- [Exercise directions] Will you repeat only the lines beginning at the one that mentions "Write the matplotlib code for this chart." and ending at the one that mentions "return np.round(v / 3) * 3", both of them included, exactly?

- [Listed records]
§
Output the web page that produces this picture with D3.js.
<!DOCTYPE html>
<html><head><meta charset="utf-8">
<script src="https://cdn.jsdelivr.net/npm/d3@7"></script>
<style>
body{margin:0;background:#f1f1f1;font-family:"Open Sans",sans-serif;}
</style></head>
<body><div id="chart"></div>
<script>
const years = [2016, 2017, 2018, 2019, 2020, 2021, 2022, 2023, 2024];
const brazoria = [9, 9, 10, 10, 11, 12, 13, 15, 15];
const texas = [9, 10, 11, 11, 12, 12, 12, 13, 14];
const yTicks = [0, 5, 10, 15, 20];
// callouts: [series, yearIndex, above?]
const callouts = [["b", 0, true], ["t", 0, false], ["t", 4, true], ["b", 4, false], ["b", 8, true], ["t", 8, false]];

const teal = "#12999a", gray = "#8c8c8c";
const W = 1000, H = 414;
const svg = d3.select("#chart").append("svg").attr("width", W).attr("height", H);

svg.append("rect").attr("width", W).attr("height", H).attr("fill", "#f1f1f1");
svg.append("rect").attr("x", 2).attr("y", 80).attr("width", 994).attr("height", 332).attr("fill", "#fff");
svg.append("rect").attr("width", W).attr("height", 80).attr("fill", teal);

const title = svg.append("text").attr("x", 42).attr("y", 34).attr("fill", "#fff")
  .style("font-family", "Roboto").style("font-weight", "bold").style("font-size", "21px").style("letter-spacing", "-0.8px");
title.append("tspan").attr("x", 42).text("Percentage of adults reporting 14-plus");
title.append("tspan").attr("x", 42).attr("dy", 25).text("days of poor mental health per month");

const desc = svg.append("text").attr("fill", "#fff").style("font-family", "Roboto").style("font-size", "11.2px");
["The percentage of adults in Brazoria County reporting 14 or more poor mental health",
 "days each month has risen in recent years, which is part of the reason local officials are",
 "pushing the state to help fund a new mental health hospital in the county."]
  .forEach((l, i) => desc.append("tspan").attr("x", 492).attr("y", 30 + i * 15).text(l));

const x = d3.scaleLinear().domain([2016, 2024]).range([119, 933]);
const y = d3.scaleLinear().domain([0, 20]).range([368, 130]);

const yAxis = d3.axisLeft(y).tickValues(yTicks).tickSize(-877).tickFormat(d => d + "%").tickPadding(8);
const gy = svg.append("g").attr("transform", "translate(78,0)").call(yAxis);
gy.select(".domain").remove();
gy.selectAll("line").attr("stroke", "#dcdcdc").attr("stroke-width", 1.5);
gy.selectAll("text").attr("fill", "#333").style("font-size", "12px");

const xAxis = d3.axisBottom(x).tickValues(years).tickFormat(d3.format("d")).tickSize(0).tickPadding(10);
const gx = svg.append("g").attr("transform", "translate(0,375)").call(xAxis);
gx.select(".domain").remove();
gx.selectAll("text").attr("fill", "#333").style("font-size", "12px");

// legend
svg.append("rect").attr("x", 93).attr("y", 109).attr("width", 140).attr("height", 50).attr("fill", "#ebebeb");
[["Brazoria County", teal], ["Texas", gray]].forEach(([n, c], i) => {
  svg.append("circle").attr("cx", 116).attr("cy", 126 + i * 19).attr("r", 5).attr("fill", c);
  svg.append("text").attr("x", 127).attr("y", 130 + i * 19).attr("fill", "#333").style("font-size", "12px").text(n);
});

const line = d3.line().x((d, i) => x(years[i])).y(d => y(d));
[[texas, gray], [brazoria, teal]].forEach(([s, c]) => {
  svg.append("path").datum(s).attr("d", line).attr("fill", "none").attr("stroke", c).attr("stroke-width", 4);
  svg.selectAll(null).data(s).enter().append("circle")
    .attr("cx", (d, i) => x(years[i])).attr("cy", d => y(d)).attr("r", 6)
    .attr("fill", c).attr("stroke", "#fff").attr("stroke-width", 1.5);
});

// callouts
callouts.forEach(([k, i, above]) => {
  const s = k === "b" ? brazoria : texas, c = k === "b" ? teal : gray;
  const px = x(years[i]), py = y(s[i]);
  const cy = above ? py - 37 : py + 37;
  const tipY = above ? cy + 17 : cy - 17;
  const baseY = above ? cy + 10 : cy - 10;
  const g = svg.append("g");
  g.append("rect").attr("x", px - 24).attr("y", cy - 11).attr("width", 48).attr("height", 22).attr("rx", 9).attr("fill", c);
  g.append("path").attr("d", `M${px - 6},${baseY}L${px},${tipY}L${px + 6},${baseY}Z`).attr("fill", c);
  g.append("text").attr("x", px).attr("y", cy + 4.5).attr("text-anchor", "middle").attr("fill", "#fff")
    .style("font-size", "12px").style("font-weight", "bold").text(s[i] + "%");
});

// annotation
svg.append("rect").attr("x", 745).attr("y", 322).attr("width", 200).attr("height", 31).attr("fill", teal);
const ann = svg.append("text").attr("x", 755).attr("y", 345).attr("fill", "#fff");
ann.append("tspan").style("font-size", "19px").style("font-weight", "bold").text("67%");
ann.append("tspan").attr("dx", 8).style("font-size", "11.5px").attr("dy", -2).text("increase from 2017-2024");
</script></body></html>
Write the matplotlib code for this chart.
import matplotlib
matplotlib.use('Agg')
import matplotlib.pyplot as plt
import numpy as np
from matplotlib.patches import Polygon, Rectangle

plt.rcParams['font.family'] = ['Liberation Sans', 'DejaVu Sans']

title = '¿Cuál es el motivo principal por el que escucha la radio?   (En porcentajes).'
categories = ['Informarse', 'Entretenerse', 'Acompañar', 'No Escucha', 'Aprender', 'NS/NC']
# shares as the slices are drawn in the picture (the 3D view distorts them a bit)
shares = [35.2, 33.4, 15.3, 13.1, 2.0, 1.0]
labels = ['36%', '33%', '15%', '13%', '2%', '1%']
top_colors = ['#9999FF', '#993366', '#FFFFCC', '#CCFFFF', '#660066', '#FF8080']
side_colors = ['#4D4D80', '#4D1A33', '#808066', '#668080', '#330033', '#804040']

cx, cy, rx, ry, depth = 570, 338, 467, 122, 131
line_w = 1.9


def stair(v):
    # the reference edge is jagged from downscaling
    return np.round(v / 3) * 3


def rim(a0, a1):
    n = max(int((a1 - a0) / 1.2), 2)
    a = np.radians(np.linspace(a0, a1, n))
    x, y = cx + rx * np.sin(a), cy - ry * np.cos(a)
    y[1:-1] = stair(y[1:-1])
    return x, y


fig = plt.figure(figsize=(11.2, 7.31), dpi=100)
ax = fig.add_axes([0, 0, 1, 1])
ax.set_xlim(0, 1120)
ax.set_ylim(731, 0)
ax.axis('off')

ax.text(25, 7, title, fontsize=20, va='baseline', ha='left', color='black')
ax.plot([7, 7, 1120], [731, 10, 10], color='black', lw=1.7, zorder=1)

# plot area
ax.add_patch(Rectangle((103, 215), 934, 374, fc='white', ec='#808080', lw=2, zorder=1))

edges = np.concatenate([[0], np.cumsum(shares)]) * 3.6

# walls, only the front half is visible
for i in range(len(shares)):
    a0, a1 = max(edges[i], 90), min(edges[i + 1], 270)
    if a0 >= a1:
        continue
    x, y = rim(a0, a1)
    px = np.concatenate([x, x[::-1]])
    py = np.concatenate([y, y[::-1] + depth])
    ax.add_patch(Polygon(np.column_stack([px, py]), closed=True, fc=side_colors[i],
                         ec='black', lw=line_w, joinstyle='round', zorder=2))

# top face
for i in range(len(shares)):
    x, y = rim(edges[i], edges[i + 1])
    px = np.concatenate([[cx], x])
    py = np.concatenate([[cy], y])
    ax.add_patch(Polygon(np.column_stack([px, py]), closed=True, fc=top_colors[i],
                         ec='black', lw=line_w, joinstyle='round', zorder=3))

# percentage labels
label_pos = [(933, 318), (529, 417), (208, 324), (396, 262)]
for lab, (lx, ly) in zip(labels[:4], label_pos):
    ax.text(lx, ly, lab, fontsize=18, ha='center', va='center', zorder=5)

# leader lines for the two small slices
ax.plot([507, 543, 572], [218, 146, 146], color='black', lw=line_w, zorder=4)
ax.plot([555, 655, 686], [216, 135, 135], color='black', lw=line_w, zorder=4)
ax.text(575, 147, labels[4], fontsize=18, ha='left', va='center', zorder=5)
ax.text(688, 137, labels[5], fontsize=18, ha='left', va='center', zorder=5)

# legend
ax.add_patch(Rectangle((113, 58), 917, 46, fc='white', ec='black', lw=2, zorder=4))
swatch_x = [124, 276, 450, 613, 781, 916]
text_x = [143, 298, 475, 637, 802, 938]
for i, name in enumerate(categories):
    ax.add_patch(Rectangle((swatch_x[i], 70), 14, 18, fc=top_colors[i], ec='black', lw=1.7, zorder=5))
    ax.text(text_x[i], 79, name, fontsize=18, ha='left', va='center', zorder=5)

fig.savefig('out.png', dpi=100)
§
- [The answer]
Write the matplotlib code for this chart.
import matplotlib
matplotlib.use('Agg')
import matplotlib.pyplot as plt
import numpy as np
from matplotlib.patches import Polygon, Rectangle

plt.rcParams['font.family'] = ['Liberation Sans', 'DejaVu Sans']

title = '¿Cuál es el motivo principal por el que escucha la radio?   (En porcentajes).'
categories = ['Informarse', 'Entretenerse', 'Acompañar', 'No Escucha', 'Aprender', 'NS/NC']
# shares as the slices are drawn in the picture (the 3D view distorts them a bit)
shares = [35.2, 33.4, 15.3, 13.1, 2.0, 1.0]
labels = ['36%', '33%', '15%', '13%', '2%', '1%']
top_colors = ['#9999FF', '#993366', '#FFFFCC', '#CCFFFF', '#660066', '#FF8080']
side_colors = ['#4D4D80', '#4D1A33', '#808066', '#668080', '#330033', '#804040']

cx, cy, rx, ry, depth = 570, 338, 467, 122, 131
line_w = 1.9


def stair(v):
    # the reference edge is jagged from downscaling
    return np.round(v / 3) * 3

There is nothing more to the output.